III. El inicio del fin

117 10 1
                                    

Mi padre hasta el momento no se había preocupado de mí, probablemente por culpa de la enfermedad que padecía. Lo que había sido una situación excepcional ahora se había convertido en el pan de cada día. Papá llegaba muy tarde a casa e iba hasta el sofá de la manera que podía, su forma de andar ya no me parecía divertida. Se estiraba y acto seguido empezaba el espectáculo. Gritos. Órdenes. Lloros. Mamá me cogía en brazos, cuando mi padre la dejaba, y me llevaba a mi habitación, pero mi madre ya no se quedaba conmigo a dormir. Prefería ir a su habitación, gritar junto a mi padre y golpear con su cama mi pared, hecho que me impedía dormir y que me hacía sufrir enormemente. Llorar ya no servía para nada, pues mi llanto era mitigado por los fuertes lloros de desesperación de mamá mientras la cama seguía golpeando bruscamente mi pared.

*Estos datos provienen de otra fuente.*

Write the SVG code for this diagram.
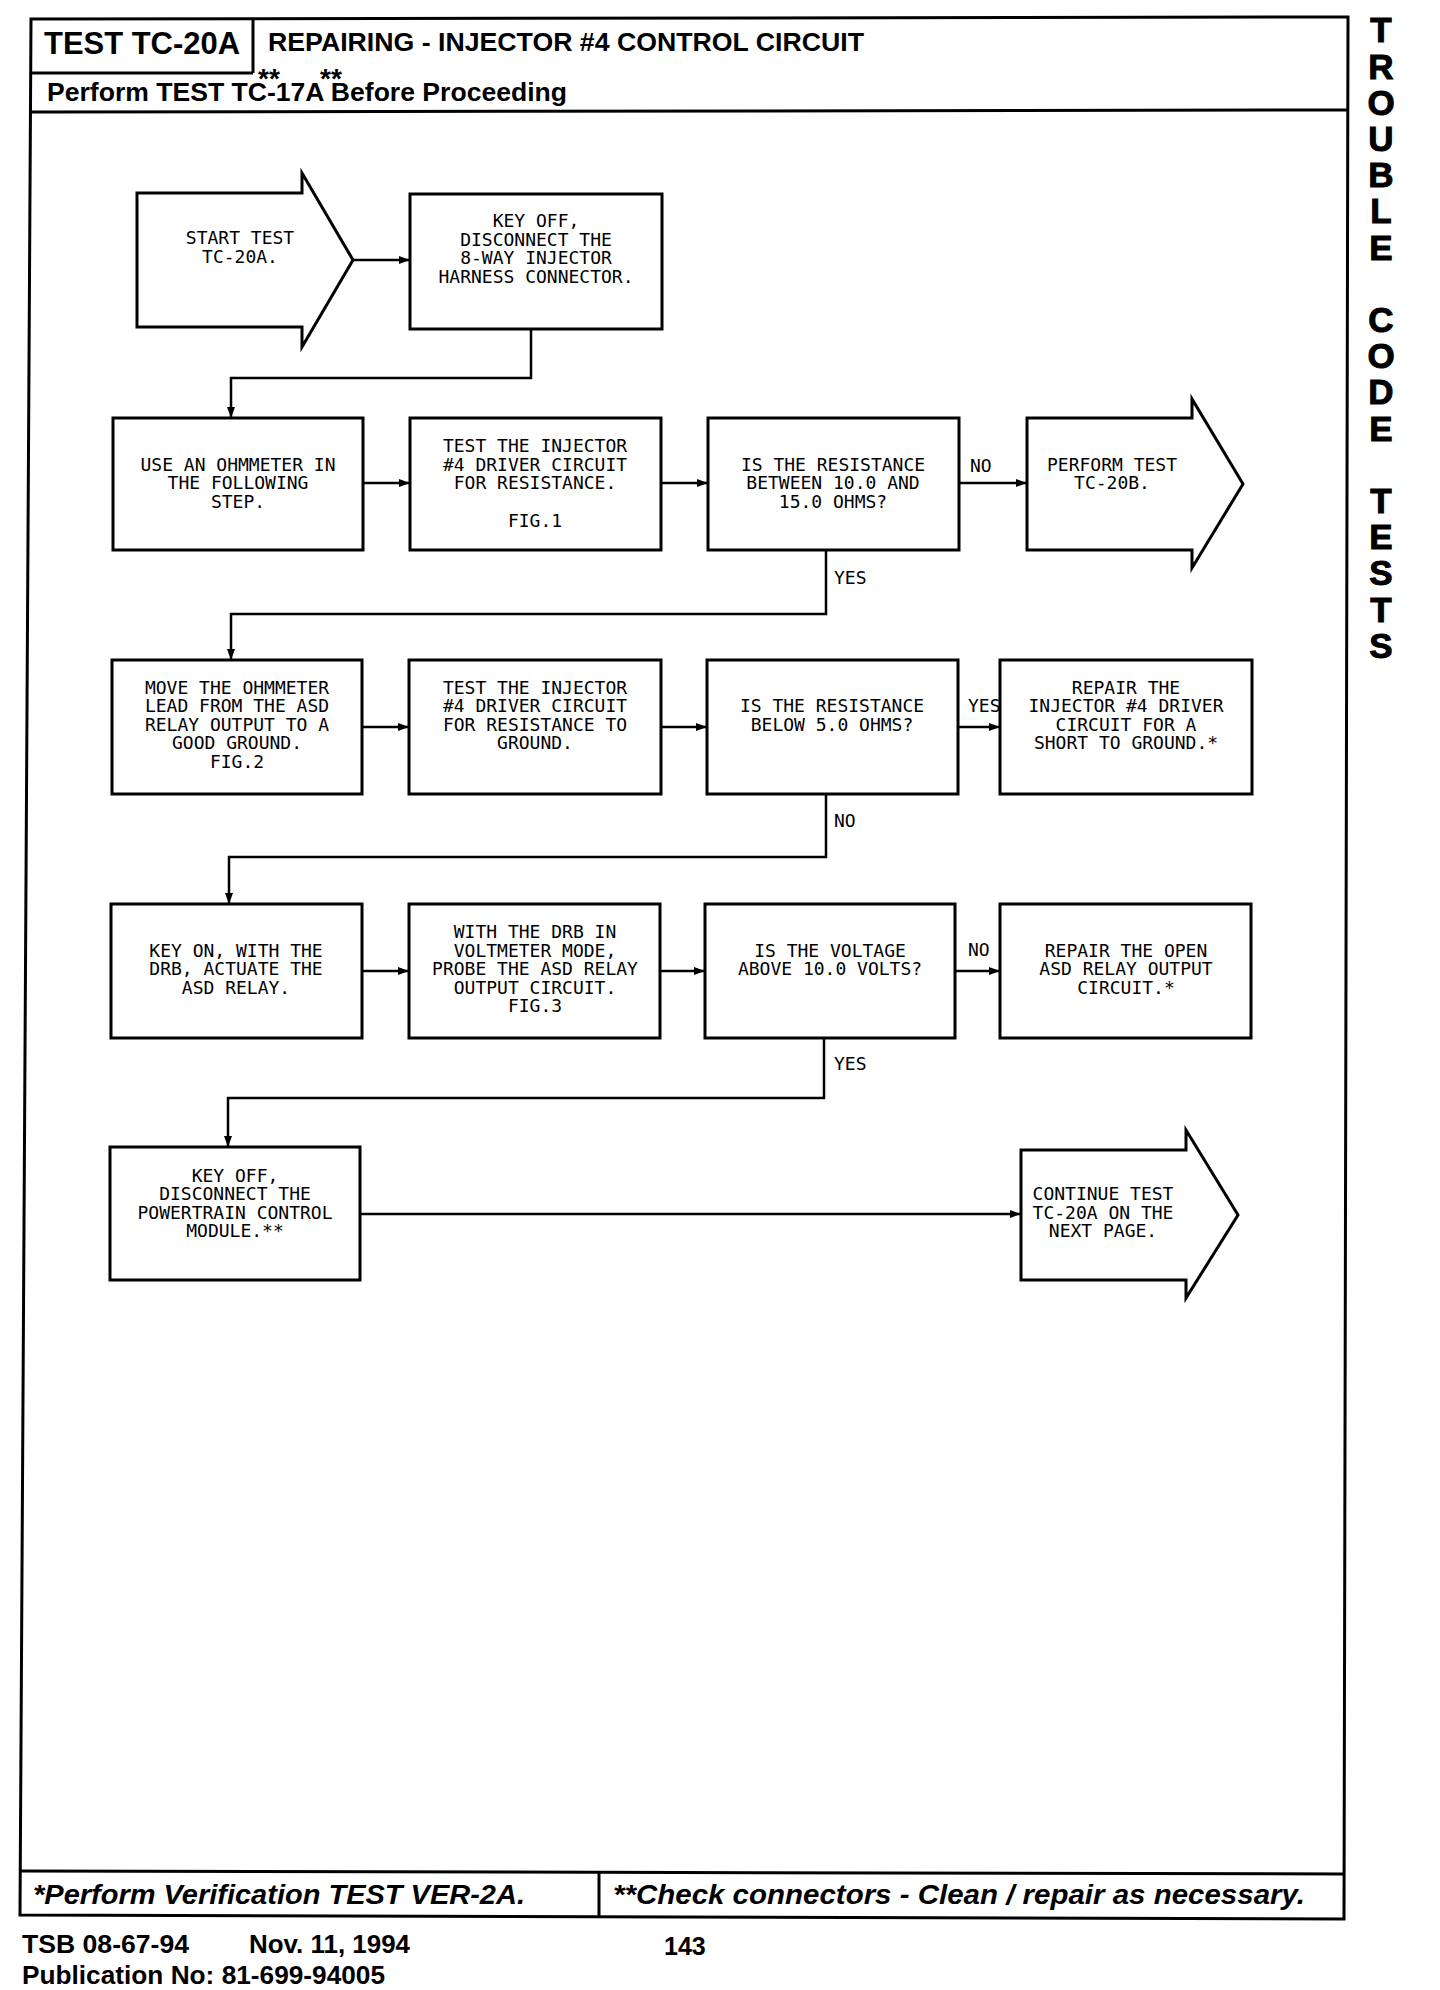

Mis padres ya no se hablaban, al menos no delante de mí. No obstante, todo esto cambió cuando mi padre llegó a casa, muy temprano para ser él, con un sobre blanco en la mano. Creo que era un sobre del hospital porque en una de las esquinas superiores había una pequeña cruz. Al parecer mi padre ya había abierto el sobre y el contenido de éste no le gustaba demasiado. Mamá cogió el sobre y lo leyó. No pudo aguantarse en pie y se dejó caer en el sofá antes de romper a llorar como nunca la había visto llorar. Papá gritó y le dio un golpe a la pared del comedor. Él también se puso a llorar, nunca jamás había visto, ni hubiera podido imaginar, que mi padre pudiera llorar de aquel modo. La frustración y la desesperación se habían apoderado de su persona. Se dirigió hacia mi madre. Se paró delante de ella. La miró, mi madre no pudo aguantarle la mirada. Me señaló, señalo mi pelo y mis ojos. Levantó la mano y la pegó, aquella bofetada resonó por toda la casa y durante mucho tiempo dentro de mi cabeza. Papá cogió el sobre y lo rompió en mil pedazos. Se fue a su habitación. Al cabo de un rato salió de allí con una gran maleta y se dirigió hacia la puerta de casa. Abrió aquella pesada puerta de madera y se fue. Nunca más volví a ver a mi padre.

A partir de aquel día mi madre no volvió jamás a ser mi madre. Yo dejé de existir para ella. Dejó de darme el pecho, dejó de hablarme, dejó de mirarme, dejó de amarme. A mamá ya no le brillaban los ojos, su sonrisa se había perdido en la oscuridad, una oscuridad que me asolaba a diario, ya que muchos días mi madre tan siquiera se dignaba a venir a buscarme a mi habitación por las mañanas. Yo no tenía más remedio que pasar horas y horas junto a aquella masa negra a la que volvía a temer. No podía entender el porqué, pero al parecer yo era la causante de esa situación, al parecer papá se había ido por mi culpa, al parecer mi cabello y mis ojos fueron el desencadenante del inicio del fin.